Todd Hartch reflects on his experience in coming out as a social conservative at Eastern Kentucky University:
We have watched, though, as our campuses veered farther and farther off course. Sexual license is now taken for granted. Mentions of abortion, homosexuality, and even bestiality hardly merit a second glance in our campus papers. Many students have never heard a rational conservative argument about any moral issue. Our colleagues now scoff even at the idea of truth, as if it were some quaint notion from the Middle Ages. Discipline after discipline has lost its mooring and drifted into irrelevance or outright idiocy.And:
Perhaps all this might be justified if students were somehow benefitting from this atmosphere of license and relativism. The opposite is the case. Most students, even at the best universities, have no passion, no love of learning. Focused on careers, at best, or, more often, on nothing at all, they approach texts that have changed the world as if they were being forced to read the dictionary. Faced with the results of painstaking research, they yawn and check their phones. They do less homework than American students have ever done before because professors have relaxed their requirements. The result is that, amazingly enough, students are bored in their modern Sodom.
What is to be done?And:
Step one is to end Ostpolitik on campus. Holding our tongues might have allowed us to advance professionally but it has contributed to the near death of the American campus. Yes, progressives bear much of the blame for the stultifying sameness of contemporary academia, but we let them do what they wanted. It’s time to speak up. It is time to make a public case for truth, for human dignity, for academic standards, and for the joy of learning. I guarantee that students will not be bored when they see us defending the truth. (I should point out that speaking up is not a synonym for being rude.)
We need to go into this process knowing that the risks are real. We probably will be condemned by our colleagues, our students, and our administrations. I doubt that I’ll ever get used to hearing the kind of words I related at the beginning of this article or to reading that much of the Psychology Department believes that my ideas reflect the kind of obscurantism that one might find in theocratic Iran. Still, this experience of being criticized publicly is not as negative an experience as some might believe because it is balanced by the support one receives from those who were waiting for someone to speak up. In fact, it is through bold public discourse that we can best find our friends and allies.

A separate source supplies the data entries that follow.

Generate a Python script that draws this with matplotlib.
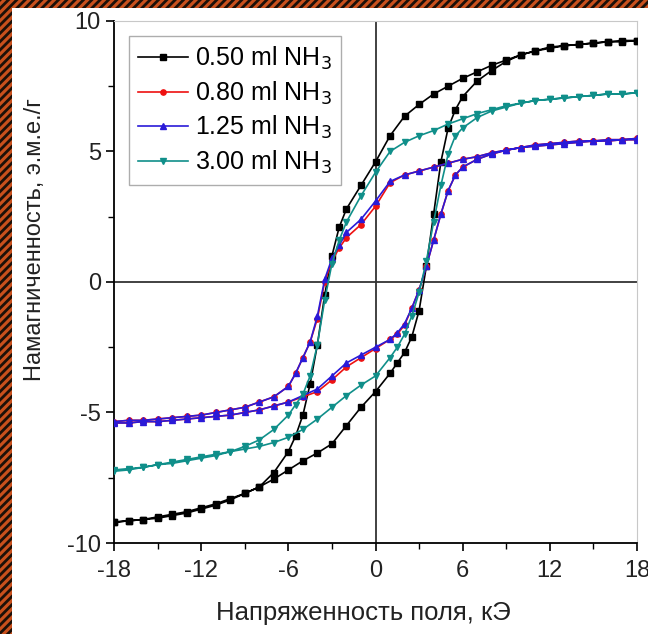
import numpy as np
import matplotlib
matplotlib.use('Agg')
import matplotlib.pyplot as plt
from matplotlib.patches import Rectangle

plt.rcParams['font.family'] = ['Liberation Sans', 'DejaVu Sans']
plt.rcParams['hatch.linewidth'] = 2.0

# field grid for descending (18 -> -18) and ascending (-18 -> 18) branches, kOe
h_down = [18, 17, 16, 15, 14, 13, 12, 11, 10, 9, 8, 7, 6, 5, 4, 3, 2, 1, 0, -1, -2, -2.5,
          -3, -3.5, -4, -4.5, -5, -5.5, -6, -7, -8, -9, -10, -11, -12, -13, -14, -15, -16, -17, -18]
h_up = [-18, -17, -16, -15, -14, -13, -12, -11, -10, -9, -8, -7, -6, -5, -4, -3, -2, -1, 0, 1, 1.5,
        2, 2.5, 3, 3.5, 4, 4.5, 5, 5.5, 6, 7, 8, 9, 10, 11, 12, 13, 14, 15, 16, 17, 18]

# 0.50 ml NH3
m050_down = [9.25, 9.2, 9.2, 9.15, 9.1, 9.05, 9.0, 8.85, 8.7, 8.5, 8.3, 8.05, 7.8, 7.5, 7.2, 6.8, 6.35,
             5.6, 4.6, 3.7, 2.8, 2.1, 1.0, -0.5, -2.4, -3.9, -5.1, -5.9, -6.5, -7.3, -7.85, -8.1, -8.35,
             -8.55, -8.7, -8.85, -8.95, -9.05, -9.1, -9.15, -9.2]
m050_up = [-9.2, -9.15, -9.1, -9.0, -8.9, -8.8, -8.65, -8.5, -8.3, -8.1, -7.85, -7.55, -7.2, -6.85,
           -6.55, -6.2, -5.5, -4.8, -4.2, -3.5, -3.1, -2.7, -2.1, -1.1, 0.6, 2.6, 4.6, 5.9, 6.6, 7.1,
           7.7, 8.1, 8.45, 8.7, 8.85, 8.95, 9.05, 9.1, 9.15, 9.2, 9.25, 9.25]

# 0.80 ml NH3
m080_down = [5.45, 5.45, 5.4, 5.4, 5.35, 5.3, 5.25, 5.2, 5.15, 5.05, 4.95, 4.8, 4.7, 4.55, 4.4, 4.25,
             4.1, 3.8, 2.9, 2.2, 1.7, 1.3, 0.8, 0.0, -1.4, -2.3, -2.9, -3.5, -4.0, -4.4, -4.6, -4.8,
             -4.9, -5.0, -5.1, -5.15, -5.2, -5.25, -5.3, -5.3, -5.35]
m080_up = [-5.4, -5.4, -5.35, -5.35, -5.3, -5.25, -5.2, -5.15, -5.1, -5.0, -4.9, -4.75, -4.6, -4.4,
           -4.2, -3.75, -3.25, -2.9, -2.55, -2.2, -2.0, -1.65, -1.0, -0.3, 0.6, 1.6, 2.6, 3.5, 4.1,
           4.4, 4.7, 4.9, 5.05, 5.15, 5.25, 5.3, 5.35, 5.4, 5.4, 5.45, 5.45, 5.5]

# 1.25 ml NH3
m125_down = [5.45, 5.45, 5.4, 5.4, 5.35, 5.3, 5.25, 5.2, 5.15, 5.05, 4.95, 4.8, 4.7, 4.55, 4.4, 4.25,
             4.1, 3.85, 3.1, 2.4, 1.9, 1.4, 0.9, 0.1, -1.3, -2.3, -2.9, -3.5, -4.0, -4.4, -4.6, -4.8,
             -4.9, -5.0, -5.1, -5.15, -5.2, -5.25, -5.3, -5.3, -5.35]
m125_up = [-5.4, -5.4, -5.35, -5.35, -5.3, -5.25, -5.2, -5.15, -5.1, -5.0, -4.9, -4.75, -4.6, -4.35,
           -4.1, -3.6, -3.1, -2.8, -2.5, -2.2, -1.95, -1.6, -1.0, -0.3, 0.6, 1.6, 2.6, 3.5, 4.1,
           4.4, 4.7, 4.9, 5.05, 5.15, 5.25, 5.3, 5.35, 5.4, 5.4, 5.45, 5.45, 5.5]

# 3.00 ml NH3
m300_down = [7.25, 7.2, 7.2, 7.15, 7.1, 7.05, 7.0, 6.95, 6.85, 6.75, 6.6, 6.45, 6.25, 6.05, 5.8, 5.6,
             5.35, 5.0, 4.2, 3.3, 2.3, 1.6, 0.7, -0.7, -2.4, -3.6, -4.3, -4.7, -5.1, -5.65, -6.05,
             -6.3, -6.5, -6.65, -6.75, -6.85, -6.95, -7.0, -7.1, -7.15, -7.2]
m300_up = [-7.25, -7.2, -7.1, -7.0, -6.9, -6.8, -6.7, -6.6, -6.5, -6.4, -6.3, -6.15, -5.95, -5.65,
           -5.25, -4.8, -4.35, -3.95, -3.6, -2.9, -2.5, -2.0, -1.3, -0.4, 0.8, 2.3, 3.7, 4.9, 5.6,
           5.9, 6.3, 6.55, 6.7, 6.85, 6.95, 7.0, 7.05, 7.1, 7.15, 7.2, 7.2, 7.25]

labels = ['0.50 ml NH$_3$', '0.80 ml NH$_3$', '1.25 ml NH$_3$', '3.00 ml NH$_3$']
colors = ['#000000', '#ee1111', '#2a1ad8', '#108f8a']
markers = ['s', 'o', '^', 'v']
series = [(m050_down, m050_up), (m080_down, m080_up), (m125_down, m125_up), (m300_down, m300_up)]

xticks = [-18, -12, -6, 0, 6, 12, 18]
yticks = [-10, -5, 0, 5, 10]

fig = plt.figure(figsize=(6.48, 6.34), dpi=100)
ax = fig.add_axes([0.176, 0.1435, 0.807, 0.8235])

ax.axhline(0, color='#333333', lw=1.3, zorder=1)
ax.axvline(0, color='#333333', lw=1.3, zorder=1)

for (down, up), lab, c, mk in zip(series, labels, colors, markers):
    h = h_down + h_up
    m = down + up
    ax.plot(h, m, color=c, lw=1.2, marker=mk, ms=3.8, label=lab, zorder=3)

ax.set_xlim(-18, 18)
ax.set_ylim(-10, 10)
ax.set_xticks(xticks)
ax.set_xticklabels([str(t) for t in xticks])
ax.set_xticks([-15, -9, -3, 3, 9, 15], minor=True)
ax.set_yticks(yticks)
ax.set_yticklabels([str(t) for t in yticks])
ax.set_yticks([-7.5, -2.5, 2.5, 7.5], minor=True)
ax.tick_params(which='major', direction='out', length=6, width=1.2, labelsize=17,
               labelcolor='#222222')
ax.tick_params(axis='x', which='major', pad=6)
ax.tick_params(which='minor', direction='out', length=4, width=1.0)
ax.tick_params(top=False, right=False)
for s in ['top', 'right']:
    ax.spines[s].set_color('#c8c8c8')
for s in ['left', 'bottom']:
    ax.spines[s].set_linewidth(1.3)

leg = ax.legend(loc='upper left', fontsize=18, frameon=True, fancybox=False,
                edgecolor='#999999', handlelength=2.0, borderpad=0.35, labelspacing=0.3,
                handletextpad=0.3, bbox_to_anchor=(0.005, 0.995))
leg.get_frame().set_linewidth(1.0)

fig.text(35 / 648, 1 - 240 / 634, 'Намагниченность, э.м.е./г', rotation=90,
         ha='center', va='center', fontsize=17, color='#222222')
fig.text(363 / 648, 1 - 613 / 634, 'Напряженность поля, кЭ',
         ha='center', va='center', fontsize=18.5, color='#222222')

# hatched frame at top and left edge
fig.patches.append(Rectangle((0, 1 - 8 / 634), 1, 8 / 634, transform=fig.transFigure,
                             facecolor='#c9501c', edgecolor='#1c1008', hatch='////', lw=0))
fig.patches.append(Rectangle((0, 0), 12 / 648, 1, transform=fig.transFigure,
                             facecolor='#c9501c', edgecolor='#1c1008', hatch='////', lw=0))

fig.savefig('out.png', dpi=100)
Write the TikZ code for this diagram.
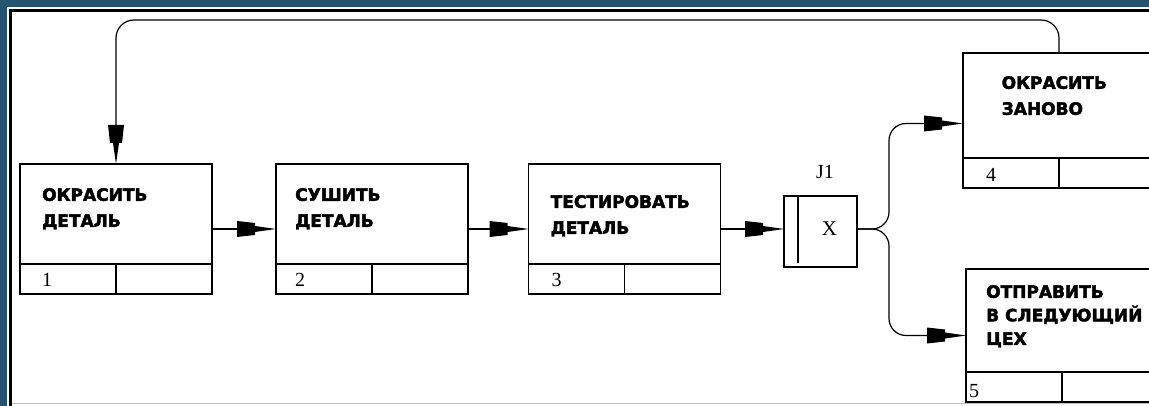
\documentclass[tikz,border=0pt]{standalone}
\usepackage{fontspec}
\setmainfont{Liberation Serif}
\newfontfamily\lblfont{DejaVu Sans}[BoldFeatures={FakeBold=2.5}]
\usetikzlibrary{arrows.meta}
\definecolor{bgblue}{HTML}{26536E}

\pgfdeclarearrow{
  name = IDEF,
  setup code = {
    \pgfarrowssettipend{0pt}
    \pgfarrowssetlineend{-25pt}
    \pgfarrowssetbackend{-39pt}
    \pgfarrowsupperhullpoint{0pt}{0pt}
    \pgfarrowsupperhullpoint{-39pt}{8pt}
  },
  drawing code = {
    \pgfpathmoveto{\pgfqpoint{0pt}{0pt}}
    \pgfpathlineto{\pgfqpoint{-21pt}{3pt}}
    \pgfpathlineto{\pgfqpoint{-21pt}{6pt}}
    \pgfpathlineto{\pgfqpoint{-39pt}{8pt}}
    \pgfpathlineto{\pgfqpoint{-39pt}{-8pt}}
    \pgfpathlineto{\pgfqpoint{-21pt}{-6pt}}
    \pgfpathlineto{\pgfqpoint{-21pt}{-3pt}}
    \pgfpathclose
    \pgfusepathqfill
  }
}

\tikzset{
  box/.style={draw, line width=1.4pt, minimum width=192pt, inner sep=0pt, outer sep=0pt, anchor=north west},
  divline/.style={line width=1.4pt},
  lbl/.style={anchor=north west, inner sep=0pt, align=left, font=\lblfont\bfseries\fontsize{17}{26}\selectfont},
  lbltight/.style={lbl, font=\lblfont\bfseries\fontsize{17}{23.5}\selectfont},
  num/.style={anchor=base west, inner sep=0pt, font=\fontsize{20}{24}\selectfont},
  flow/.style={line width=1.2pt, -{IDEF}},
  junc/.style={draw, line width=1.4pt, minimum width=73pt, minimum height=71pt, inner sep=0pt, outer sep=0pt, anchor=north west},
}

\begin{document}
\begin{tikzpicture}[x=1pt,y=-1pt]
\useasboundingbox (0,0) rectangle (1149,406);
\clip (0,0) rectangle (1149,406);
\fill[bgblue] (0,0) rectangle (1149,406);
\fill[white] (7,7) rectangle (1149,406);
\draw[line width=3.5pt] (10.5,406) -- (10.5,10.5) -- (1149,10.5);
\draw[gray!50, line width=1pt] (12,403) -- (1149,403);

% units of behaviour
\node[box, minimum height=130pt] (b1) at (20,164) {};
\node[box, minimum height=130pt] (b2) at (276,164) {};
\node[box, minimum height=130pt] (b3) at (528.5,164) {};
\node[box, minimum height=135pt] (b4) at (963,53) {};
\node[box, minimum height=133pt] (b5) at (966,269) {};

\foreach \b in {b1,b2,b3,b4,b5} {
  \draw[divline] ([yshift=30pt]\b.south west) -- ([yshift=30pt]\b.south east);
  \draw[divline] ([yshift=30pt]\b.south) -- (\b.south);
}

\node[lbl] (t1) at ([xshift=22pt,yshift=-24pt]b1.north west) {ОКРАСИТЬ\\ДЕТАЛЬ};
\node[lbl] (t2) at ([xshift=19pt,yshift=-24pt]b2.north west) {СУШИТЬ\\ДЕТАЛЬ};
\node[lbl] (t3) at ([xshift=22pt,yshift=-31pt]b3.north west) {ТЕСТИРОВАТЬ\\ДЕТАЛЬ};
\node[lbl] (t4) at ([xshift=38.5pt,yshift=-23pt]b4.north west) {ОКРАСИТЬ\\ЗАНОВО};
\node[lbltight] (t5) at ([xshift=20pt,yshift=-16pt]b5.north west) {ОТПРАВИТЬ\\В СЛЕДУЮЩИЙ\\ЦЕХ};

\node[num] (n1) at ([xshift=22pt,yshift=7pt]b1.south west) {1};
\node[num] (n2) at ([xshift=19pt,yshift=7pt]b2.south west) {2};
\node[num] (n3) at ([xshift=23pt,yshift=7pt]b3.south west) {3};
\node[num] (n4) at ([xshift=23pt,yshift=6.3pt]b4.south west) {4};
\node[num] (n5) at ([xshift=3pt,yshift=5pt]b5.south west) {5};

% junction
\node[junc] (J) at (784,196) {};
\draw[divline] ([xshift=14pt]J.north west) -- ([xshift=14pt,yshift=4pt]J.south west);
\node[inner sep=0pt, font=\fontsize{21}{25}\selectfont] (jx) at (829.5,228.5) {X};
\node[inner sep=0pt, anchor=base, font=\fontsize{20}{24}\selectfont] (jl) at (825,179) {J1};

% connectors
\coordinate (top) at (0,20);
\coordinate (bx) at (889,0);
\coordinate (c4) at ([yshift=-3pt]b4.west);
\draw[flow] (b1.east) -- (b2.west);
\draw[flow] (b2.east) -- (b3.west);
\draw[flow] (b3.east) -- (J.west |- b3.east);
\draw[flow, rounded corners=17pt] (J.east |- b3.east) -| (bx |- c4) -- (c4);
\draw[flow, rounded corners=17pt] (J.east |- b3.east) -| (bx |- b5.west) -- (b5.west);
\draw[flow, rounded corners=18pt] (b4.north) |- (b1.north |- top) -- (b1.north);
\end{tikzpicture}
\end{document}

Step two is ecumenism. There are, of course, very real theological differences between, for instance, Catholics and Evangelicals. But there are large areas of agreement, such as marriage, abortion, the dignity of the human person, and the existence of truth, where we can cooperate. In this time of crisis we can put aside our disagreements to fight for the common good. The principles outlined in the Manhattan Declaration—life, marriage, and religious liberty—offer a strong basis for such ecumenical work.
Third, we need to dialogue with those most opposed to our ideas. Some professors and students will respond to our more visible presence on campus with anger and ridicule, but some will want to understand us. With this latter group we must make every effort to communicate clearly and to forge relationships of trust and respect. Most of our partners in dialogue, of course, will not change their minds. Many, however, will come to see that our views have a certain logic that they can respect. The discussion that I led in the EKU library had its dramatic moments, but I am looking forward to more such events for two reasons: first, it personalized “the other side” and made me see them more clearly as men and women struggling to find the truth; second, as weak as the truth may seem, it is inherently appealing. Being able to speak the truth, especially in an intimate setting, is worth our time and effort.
Fourth and finally, live in hope. Soviet Communism had the KGB, the Red Army, millions of party members, and a system of gulags to enforce its nefarious designs, yet it utterly dissolved during the course of a few years. Do not assume that the regime now dominating our campuses is any more substantial, any more permanent than the Soviet regime. Structures built on faulty foundations may look solid but are inherently unstable. The contemporary university, resting on relativism, multiculturalism, and rationalism, does not have a coherent account of its purpose because its most cherished notions are mutually contradictory. Despite the fears of many conservatives that it is unredeemable, the university is in fact ripe for criticism and reform. Ostpolitik, however, will not get us very far.